Kopenhag’da 30 Yıl Sonra İnşa Edilen İlk Kilise

Kopenhag’da 30 Yıl Sonra İnşa Edilen İlk Kilise

Kopenhag’da yeni bir kilise için açılan yarışmayı, Henning Larsen kazandı.

Ørestad için modern bir anıt olarak tasarlanan Ørestad Kilisesi, ağaçların arasında açıklıktaki bir buluşma yeri hissi uyandırıyor. Ahşap yapı elemanları ve ahşap kiremitten inşa edilen kilise, Ørestad’ın açık peyzajını yansıtarak, topluluğu ve çevresini kucaklar nitelikte. Tersyüz edilmiş cephe tasarımı kilise duvarında çıkıntılar yaratarak, topluluk için dışa dönük bir alan yaratıyor.

Açık arazi ve ortak alan arasında yer alan Ørestad, etkileyici mimarisiyle bilinir. Henning Larsen’in kilise tasarımı burada yeni bir mimari yaklaşım sunuyor.

Tasarımın amacı şehrin karmaşasından uzak, sade, sakinlerine günlük yaşamın telaşından uzaklaştıran dikkat çekici bir kilise yaratmaktı.

Yapının çarpıcı heykelsi çatısı, sürdürülebilir yeni bir dönüm noktası haline geliyor ve yerel topluluk için doğal bir buluşma yeri oluşturuyor. Henning Larsen’in Ørestad Kilisesi tasarımındaki ahşap çatı kubbeleri ve kubbe açıklıklarından düşen ışıklar bir ormandaki ağaçların gölgesi altında durma hissi veriyor.

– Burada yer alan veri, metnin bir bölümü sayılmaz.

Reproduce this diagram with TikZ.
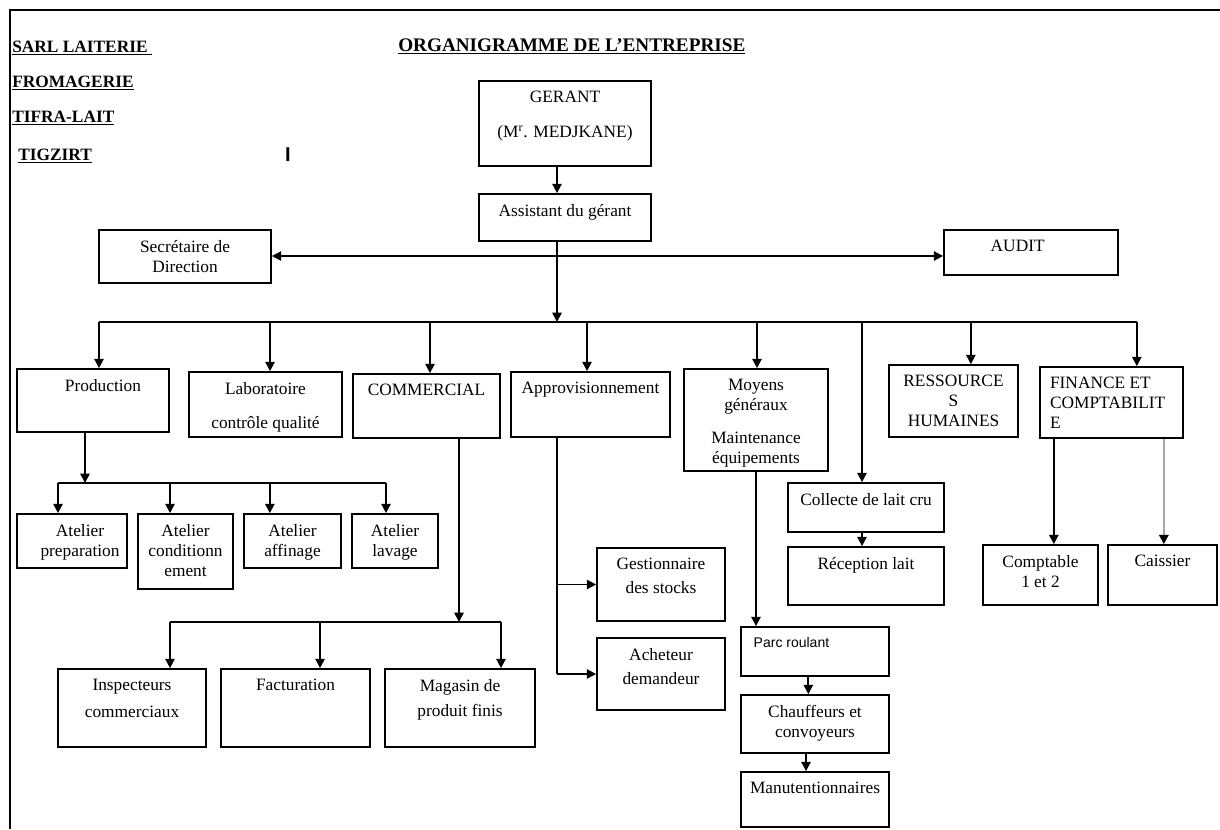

“Kiliseye adım atıp, doğayla bağlantı kurmak insanların maneviyatını artırıyor. Yukardan ışıkla yıkanan şapel insanların bakışlarını gökyüzüne çekiyor. Büyük salon, ışığın gün ve yıl boyunca çeşitli şekillerde kırıldığı, ormandaki açıklıkta bulunuyor. Ahşap bir bina tasarlamak ve ışığın gücünü kullanmak, hem iklim, hem bağlam, hem de topluluk için en açık çözümdü.”
Jacob Kurek

Kilisenin cephesi bir ağaç kabuğu gibi pürüzlü olup mevsimlerle ve zamanla karakter değiştiriyor. Çeşitli tonlarda ve parlaklıkta tuğlalardan oluşan, dökülen yapraklara atıfta bulunan, yer yer yükselerek banklara, oturma nişlerine dönüşen zemin ile çevresiyle bağlantı kuruyor.

Yeni bir kilise tasarlamak, sosyal sürdürülebilirlik kavramını yapının özüne yerleştirmeye bir fırsat sunuyor. Bir dizi ayin ve tören için uyarlanabilen esnek bir kilise odasının yanı sıra, bir şapel, korumalı bir avlu, bir kilise ofisi ve ortak yemekler, küçük konserler, yoga, dans veya konferanslar gibi resmi olmayan aktiviteler için kullanılabilecek kültürel alanlar mevcut.

Kilise binası, kapalı manastır bahçelerine atıfta bulunan avluyu koruyor ancak ışığın yukarıdan düşmesine izin veriyor. Gölgeli köşeler, ziyaretçilerin sessizce düşünmek için oturabileceği bir bahçeye oluşturuyor.
Peyzaj, koruma altındaki bir doğal alan olan yakındaki Amager Fælled’den ilham alan çimenler, çok yıllık otsu bitkiler ve kiraz ağaçlarından oluşuyor.

İnşaatın 2024’te başlaması bekleniyor ve kilise 2026’da açılacak.